Gordon used a chrysanthemum-based pyrethrum to rid his tomato plants of their beetle problem this summer. While he’s happy that customers are more interested in finding vegetables that aren’t treated with chemicals, Gordon was frustrated when he first started selling his goods at the Searcy Farmers Market.

“It was a little discouraging because you had a lot of people coming out there thinking they’re going to get cheap produce,” Gordon said, “but farmers need to get a fair wage, too.”

Over the past three years, a loyal following has grown around Five Acre Farms’ produce, with customers returning to the Searcy Farmers Market on Tuesdays and Saturdays to restock. The farm’s supply changes through the seasons, but the couple keep a big variety of vegetables and herbs in rotation: squash, tomatoes, cucumbers, onions, green onions, garlic, lettuce and greens, radishes, carrots, beets, turnips, bell peppers, sweet potatoes and okra. Tomatoes are by far the best-selling, and the couple picked as much as 500 pounds a day when tomatoes were at their peak this summer.

“People say they just taste better [than those from the grocery store],” Morris said. “People are getting really interested in them, asking us what kind of tomato it is, what it tastes like, whether it’s a hybrid or heirloom variety.”

Many of their customers are also surprised at how long the vegetables they buy from Five Acre Farms stay fresh once they bring them home.

“A lot of the organic produce in stores is shipped from states away,” Gordon said. “People are always shocked when our lettuce stays in their fridge for two or three weeks. That’s because we picked it nearly that day, and it’s not on a truck for a week.”

In addition to the farmers market, Five Acre Farms produce can be found at Garden Girl Farm Fresh Produce in Pleasant Plains. The couple hope to keep the farm growing year-round this year with kale, onions, carrots and more growing under high tunnels, greenhouse-like tents that protect plants in the ground from the elements. Those interested in buying produce after the farmers market shuts down, likely before the end of October, can get in touch through the Five Acre Farms Facebook page or email 5acrefarms@gmail.com to be added to an email list for more information.

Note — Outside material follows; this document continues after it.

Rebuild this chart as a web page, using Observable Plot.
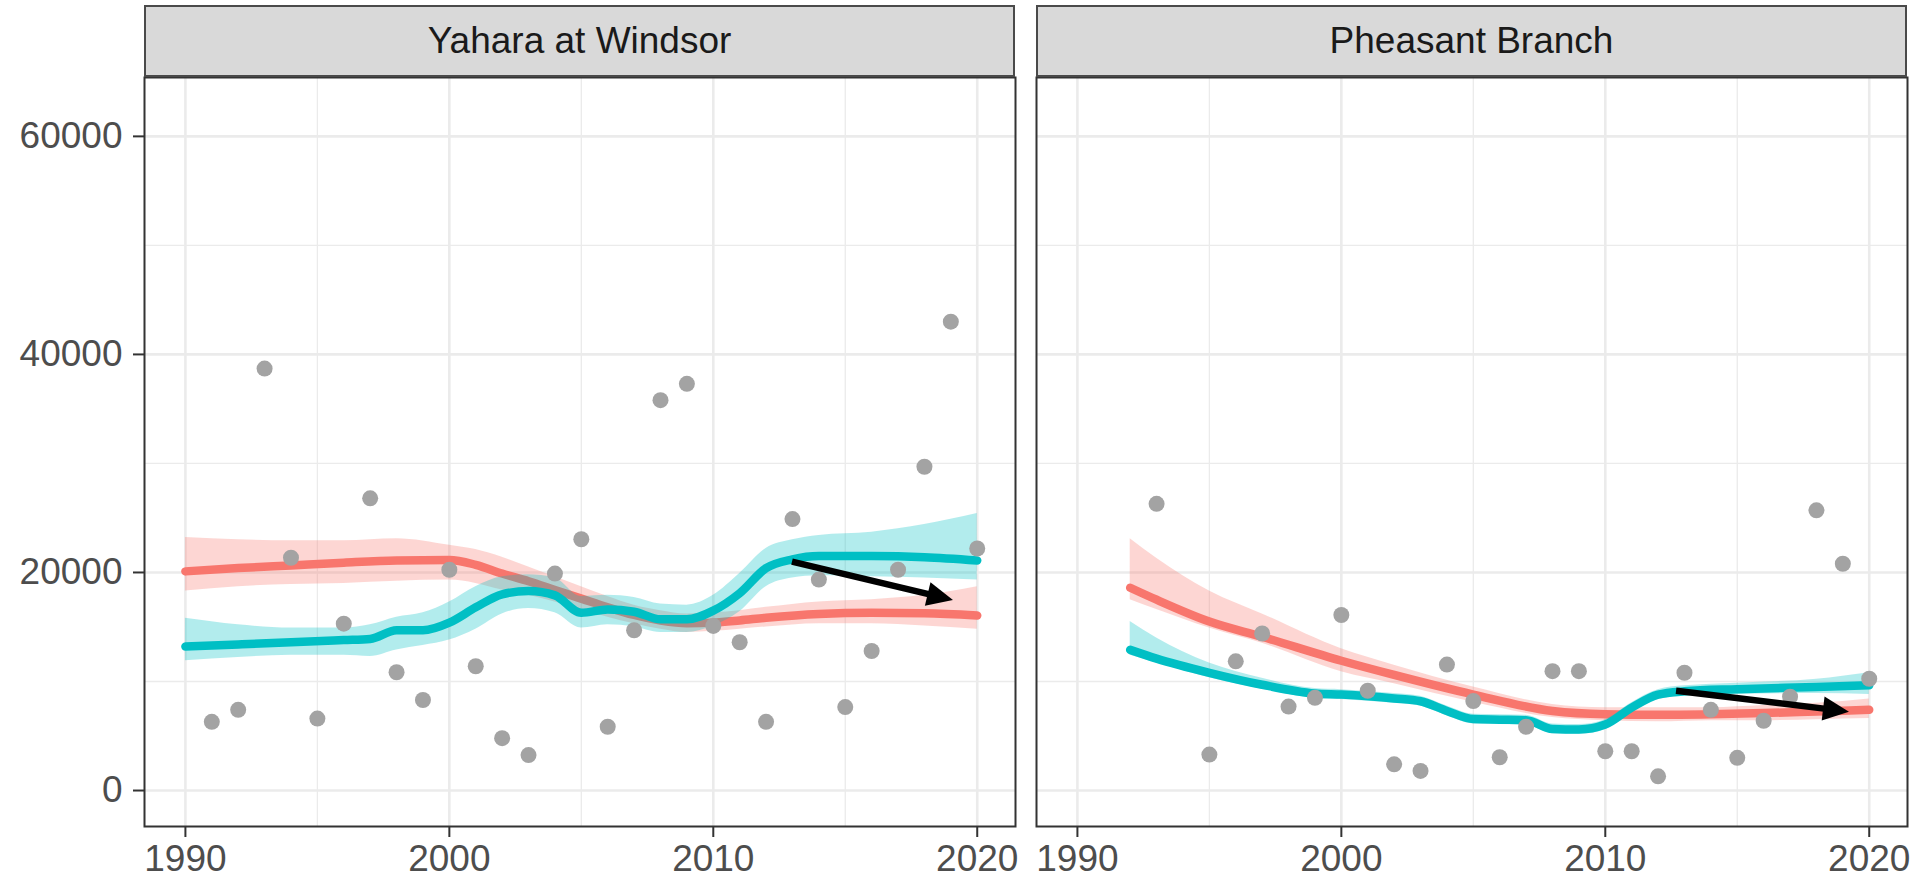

Gordon and Morris see the farm as a lifelong project and career, with expansion on the way. Soon they’ll be planting blueberries and blackberries. They’ve started a beehive and hope to start honey production. After that, maybe egg production from free-range chickens, a few dairy goats, fruit trees and expanding the vegetable garden to 2 acres.

Before Morris quit her job at a nonprofit in May, she had never imagined working on a farm for the rest of her life. Now she is sometimes up at 6 a.m. with Gordon, weeding and picking and getting things ready to drive to Searcy. In the afternoons, she’s been making jams and jellies to sell.

“It’s really nice being outside with no one calling and griping at me on the phone,” Gordon said. “It’s very laid-back and very simple.”